In reality, what the Alabama-Coushattas initially didn't like about the tourist business was its dependence on outsiders. "They want to be fiercely independent," says Fulton Broemer, "but they're not equipped yet to deal on their own with corporate America," he says. "They want and need help from outsiders, but there is an underlying frustration that they have to have help. It drives them crazy to depend on outsiders. They're only just now building the foundation for dealing with things on their own."
For Kevin Battise and other tribal leaders, the real goal for the Alabama-Coushattas is self-reliance -- financial, political and psychological. "We've had our supporters," says Battise, "but we've been at the mercy of the state and federal government. What we want is less reliance on them and more reliance on our own capabilities to do the things that it's our right to do." He speaks mildly, but there is a steeliness in his words. "In my younger days I could have dwelled on the injustices and got mad," he says. "But I can't go back and change things. As a people, we don't dwell on it. We don't complain. We work within the system, and we'll try to use it to our advantage. We need to decide for ourselves what's best for us -- not some entity in Austin or Washington."

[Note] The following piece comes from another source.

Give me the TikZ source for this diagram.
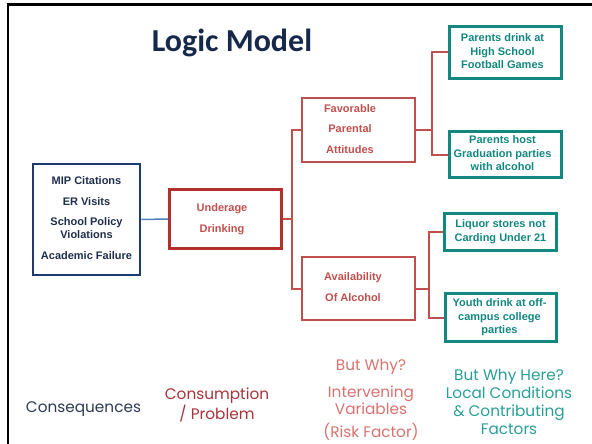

For most Alabama-Coushattas, it seems, being a real Indian these days is more about independence than dancing. Gilman Abbey, for one, is giving up dancing for tourists and moving to Louisiana to get a job in the Grand Casino Coushatta. He needs the income, he explains. Kevin Battise recently spoke to an Indian cultural group in Dallas, he says, and he told them he was there to talk about casinos, not culture. But then he reconsidered, saying that with 200 out of 500 tribes in the country now running casinos, there might be a kind of culture in that. Some tribes have begun buying land with their proceeds and building museums to display -- and maybe reinvent -- their heritage. When asked about what will happen to the Alabama-Coushatta traditions during this time of change, Battise replies, "Maybe a little bit will be lost. But deep down, we know we're a tribe. We have to live together and work together. We're Alabama-Coushatta."